EXERCISE BRIEF> Without including any pictures, write out the listing below exactly.

STORED DATA>

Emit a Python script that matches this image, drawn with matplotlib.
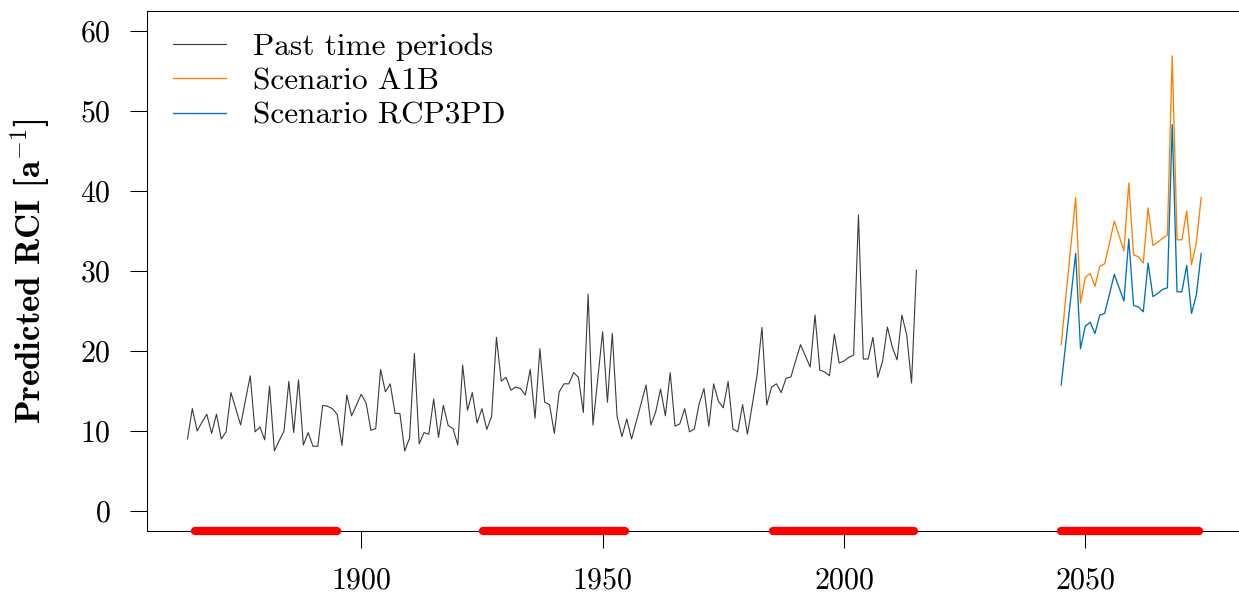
import matplotlib
matplotlib.use("Agg")
import matplotlib.pyplot as plt
import numpy as np

plt.rcParams['font.family'] = ['cmr10', 'DejaVu Serif']
plt.rcParams['mathtext.fontset'] = 'cm'
plt.rcParams['axes.unicode_minus'] = False
plt.rcParams['axes.formatter.use_mathtext'] = True

# Past time periods (yearly predicted RCI)
past_years = np.arange(1864, 2016)
past_rci = [
    9.0, 12.8, 10.0, 11.1, 12.1, 9.7, 12.1, 9.0, 9.9, 14.8,
    12.8, 10.75, 13.8, 16.9, 9.9, 10.5, 8.9, 15.6, 7.5, 8.8,
    10.0, 16.2, 9.8, 16.4, 8.25, 9.8, 8.1, 8.1, 13.2, 13.1,
    12.8, 12.1, 8.2, 14.5, 11.9, 13.25, 14.6, 13.5, 10.1, 10.3,
    17.7, 14.9, 15.9, 12.2, 12.2, 7.5, 9.1, 19.7, 8.4, 9.8,
    9.6, 14.0, 9.2, 13.2, 10.7, 10.3, 8.25, 18.25, 12.6, 14.8,
    11.0, 12.8, 10.2, 11.8, 21.7, 16.25, 16.7, 15.1, 15.5, 15.3,
    14.5, 17.7, 11.6, 20.3, 13.6, 13.3, 9.7, 14.9, 15.9, 15.9,
    17.3, 16.7, 12.3, 27.1, 10.75, 16.6, 22.4, 13.6, 22.2, 11.8,
    9.3, 11.5, 9.0, 11.25, 13.5, 15.75, 10.75, 12.4, 15.25, 11.9,
    17.3, 10.6, 10.9, 12.8, 9.9, 10.25, 13.4, 15.3, 10.6, 15.9,
    13.7, 12.9, 16.2, 10.25, 9.9, 13.3, 9.6, 13.25, 17.0, 22.95,
    13.25, 15.5, 15.9, 14.8, 16.6, 16.75, 18.8, 20.8, 19.4, 18.0,
    24.5, 17.6, 17.4, 16.9, 22.1, 18.5, 18.75, 19.2, 19.5, 37.0,
    19.0, 19.0, 21.7, 16.7, 18.75, 23.0, 20.5, 18.9, 24.5, 22.0,
    16.0, 30.1,
]

# Future scenarios
future_years = np.arange(2045, 2075)
a1b_rci = [
    20.8, 27.0, 33.1, 39.2, 26.0, 29.2, 29.7, 28.1, 30.6, 30.9,
    33.5, 36.25, 34.4, 32.5, 41.0, 32.0, 31.8, 31.0, 37.9, 33.2,
    33.6, 34.1, 34.5, 56.9, 33.9, 33.9, 37.5, 30.8, 33.5, 39.2,
]
rcp3pd_rci = [
    15.75, 21.25, 26.7, 32.2, 20.3, 23.1, 23.6, 22.2, 24.5, 24.7,
    27.1, 29.6, 27.9, 26.25, 34.0, 25.7, 25.5, 24.9, 31.0, 26.8,
    27.2, 27.7, 27.9, 48.3, 27.4, 27.4, 30.7, 24.7, 27.0, 32.2,
]

# 30-year reference periods marked in red
period_starts = [1865.5, 1925.3, 1985.2, 2045]
period_ends = [1895, 1954.7, 2014.6, 2073.6]

fig = plt.figure(figsize=(12.39, 5.99), dpi=100)
ax = fig.add_axes([0.1186, 0.1135, 0.8836, 0.8681])

ax.plot(past_years, past_rci, color='#3a3a3a', lw=0.8, label='Past time periods')
ax.plot(future_years, a1b_rci, color='#ff8000', lw=0.95, label='Scenario A1B')
ax.plot(future_years, rcp3pd_rci, color='#0072b2', lw=0.95, label='Scenario RCP3PD')

for s, e in zip(period_starts, period_ends):
    ax.plot([s, e], [-2.5, -2.5], color='red', lw=6, solid_capstyle='round',
            clip_on=False, zorder=5)

ax.set_xlim(1855.6, 2082.4)
ax.set_ylim(-2.5, 62.5)
ax.set_xticks([1900, 1950, 2000, 2050])
ax.set_yticks([0, 10, 20, 30, 40, 50, 60])
ax.tick_params(axis='both', direction='out', length=12, width=0.75,
               labelsize=21.5, pad=14)
for sp in ax.spines.values():
    sp.set_linewidth(0.75)

ax.set_ylabel('Predicted RCI [a$^{-1}$]', fontsize=25, family='cmb10', labelpad=20)

ax.legend(loc='upper left', bbox_to_anchor=(0.007, 0.994), frameon=False,
          fontsize=22.5, handlelength=1.7, handletextpad=0.84, labelspacing=0.21,
          borderaxespad=0.2)

fig.savefig('out.png', dpi=100)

REPLY TO THE TASK>
Emit a Python script that matches this image, drawn with matplotlib.
import matplotlib
matplotlib.use("Agg")
import matplotlib.pyplot as plt
import numpy as np

plt.rcParams['font.family'] = ['cmr10', 'DejaVu Serif']
plt.rcParams['mathtext.fontset'] = 'cm'
plt.rcParams['axes.unicode_minus'] = False
plt.rcParams['axes.formatter.use_mathtext'] = True

# Past time periods (yearly predicted RCI)
past_years = np.arange(1864, 2016)
past_rci = [
    9.0, 12.8, 10.0, 11.1, 12.1, 9.7, 12.1, 9.0, 9.9, 14.8,
    12.8, 10.75, 13.8, 16.9, 9.9, 10.5, 8.9, 15.6, 7.5, 8.8,
    10.0, 16.2, 9.8, 16.4, 8.25, 9.8, 8.1, 8.1, 13.2, 13.1,
    12.8, 12.1, 8.2, 14.5, 11.9, 13.25, 14.6, 13.5, 10.1, 10.3,
    17.7, 14.9, 15.9, 12.2, 12.2, 7.5, 9.1, 19.7, 8.4, 9.8,
    9.6, 14.0, 9.2, 13.2, 10.7, 10.3, 8.25, 18.25, 12.6, 14.8,
    11.0, 12.8, 10.2, 11.8, 21.7, 16.25, 16.7, 15.1, 15.5, 15.3,
    14.5, 17.7, 11.6, 20.3, 13.6, 13.3, 9.7, 14.9, 15.9, 15.9,
    17.3, 16.7, 12.3, 27.1, 10.75, 16.6, 22.4, 13.6, 22.2, 11.8,
    9.3, 11.5, 9.0, 11.25, 13.5, 15.75, 10.75, 12.4, 15.25, 11.9,
    17.3, 10.6, 10.9, 12.8, 9.9, 10.25, 13.4, 15.3, 10.6, 15.9,
    13.7, 12.9, 16.2, 10.25, 9.9, 13.3, 9.6, 13.25, 17.0, 22.95,
    13.25, 15.5, 15.9, 14.8, 16.6, 16.75, 18.8, 20.8, 19.4, 18.0,
    24.5, 17.6, 17.4, 16.9, 22.1, 18.5, 18.75, 19.2, 19.5, 37.0,
    19.0, 19.0, 21.7, 16.7, 18.75, 23.0, 20.5, 18.9, 24.5, 22.0,
    16.0, 30.1,
]

# Future scenarios
future_years = np.arange(2045, 2075)
a1b_rci = [
    20.8, 27.0, 33.1, 39.2, 26.0, 29.2, 29.7, 28.1, 30.6, 30.9,
    33.5, 36.25, 34.4, 32.5, 41.0, 32.0, 31.8, 31.0, 37.9, 33.2,
    33.6, 34.1, 34.5, 56.9, 33.9, 33.9, 37.5, 30.8, 33.5, 39.2,
]
rcp3pd_rci = [
    15.75, 21.25, 26.7, 32.2, 20.3, 23.1, 23.6, 22.2, 24.5, 24.7,
    27.1, 29.6, 27.9, 26.25, 34.0, 25.7, 25.5, 24.9, 31.0, 26.8,
    27.2, 27.7, 27.9, 48.3, 27.4, 27.4, 30.7, 24.7, 27.0, 32.2,
]

# 30-year reference periods marked in red
period_starts = [1865.5, 1925.3, 1985.2, 2045]
period_ends = [1895, 1954.7, 2014.6, 2073.6]

fig = plt.figure(figsize=(12.39, 5.99), dpi=100)
ax = fig.add_axes([0.1186, 0.1135, 0.8836, 0.8681])

ax.plot(past_years, past_rci, color='#3a3a3a', lw=0.8, label='Past time periods')
ax.plot(future_years, a1b_rci, color='#ff8000', lw=0.95, label='Scenario A1B')
ax.plot(future_years, rcp3pd_rci, color='#0072b2', lw=0.95, label='Scenario RCP3PD')

for s, e in zip(period_starts, period_ends):
    ax.plot([s, e], [-2.5, -2.5], color='red', lw=6, solid_capstyle='round',
            clip_on=False, zorder=5)

ax.set_xlim(1855.6, 2082.4)
ax.set_ylim(-2.5, 62.5)
ax.set_xticks([1900, 1950, 2000, 2050])
ax.set_yticks([0, 10, 20, 30, 40, 50, 60])
ax.tick_params(axis='both', direction='out', length=12, width=0.75,
               labelsize=21.5, pad=14)
for sp in ax.spines.values():
    sp.set_linewidth(0.75)

ax.set_ylabel('Predicted RCI [a$^{-1}$]', fontsize=25, family='cmb10', labelpad=20)

ax.legend(loc='upper left', bbox_to_anchor=(0.007, 0.994), frameon=False,
          fontsize=22.5, handlelength=1.7, handletextpad=0.84, labelspacing=0.21,
          borderaxespad=0.2)

fig.savefig('out.png', dpi=100)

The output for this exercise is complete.